The best result was achieved with n=5000.

Overall, the results were significantly better in all scenarios except for the UnigramTagger, which achieved a higher accuracy before. The best tagger seems to be the BigramTagger as it always outperforms the other two.

The TrigramTagger was always the same or worse than the BigramTagger so we chose to not test the TrigramTagger any futher as it seems that the additional token context does not do anything to improve accuracy.


### Changing DefaultTagger

We decided to have the taggers fall back on each other, meaning the TrigramTagger falls back on the BigramTagger, which falls back on the UnigramTagger, which falls back on the DefaultTagger. The DefaultTagger tags everything as 'NOUN' and we decided to experiment with this to see if changing this would have an affect on our results. We decided to test this only on our best cases of the previous approach, meaning we tested with the replaced tokens with x=5000.

We tested this with 'VERB' and 'NUM' and the results got considerably worse, which isn't really surprsing seeing as 'NOUN' is the most common tag in both corpora.

### Training Data

We decided to see what would happen if we used the same taggers for both corpora and used both sets of training data. We expected the results to get worse but wanted to see how much worse.

As expected, the results got worse
#### Results Brown: 
- UnigramTagger: 0.938
- BigramTagger: 0.946

#### Results Chat: 
- UnigramTagger: 0.860
- BigramTagger: 0.883


### Development Set

We forgot about the development set until now. We decided to train the taggers using the respective development and training data and then test them again.

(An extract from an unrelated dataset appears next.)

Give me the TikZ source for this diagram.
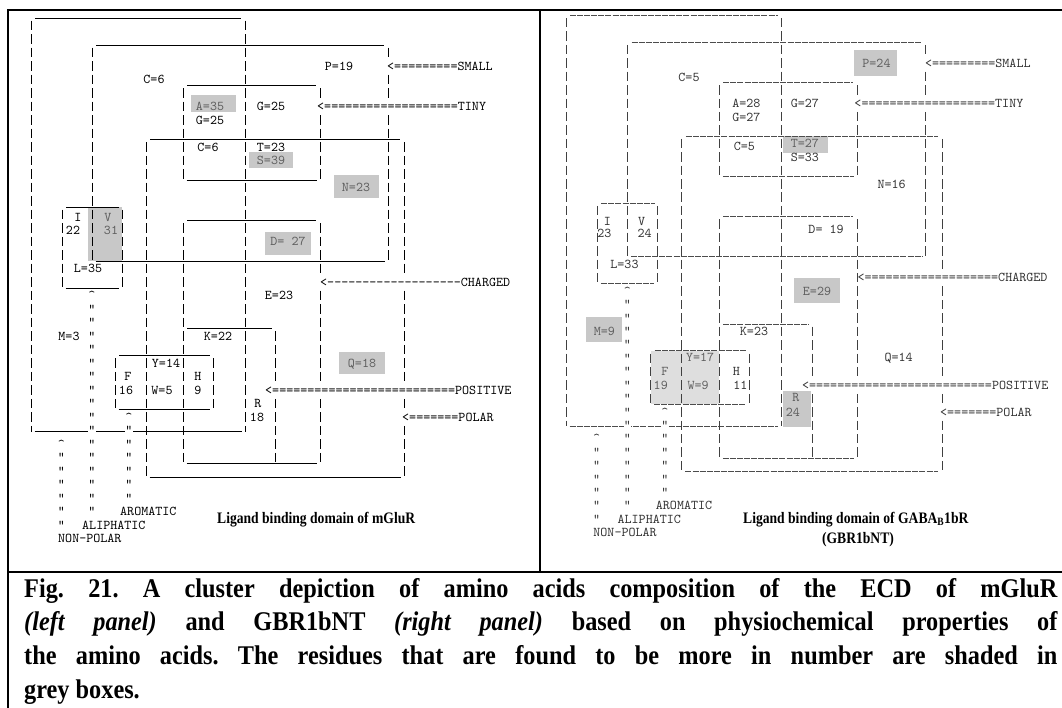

Again we are using only the Unigram and BigramTagger and with all tokens not included in the most common 5000 replaced by 'UNK'.

We expect the results to improve seeing as the taggers are trained on more relevant data. This happened as expected. The reason more training data here leads to better results whereas more data led to worse results in the previous approach (combining Brown and Chat training data) is most likely due to the fact that the Chat and Brown corpus are very different and cover different to

#### Results Brown: 

- UnigramTagger: 0.940
- BigramTagger: 0.949

#### Results Chat: 
- UnigramTagger: 0.881
- BigramTagger: 0.896

### Changing Tags

A last thought we had was changing all "." tags in the Chat corpus to "X" thinking that punctionation a lot of the time is part of typical chat tokens and therefore doing this might improve the results but this was not the case.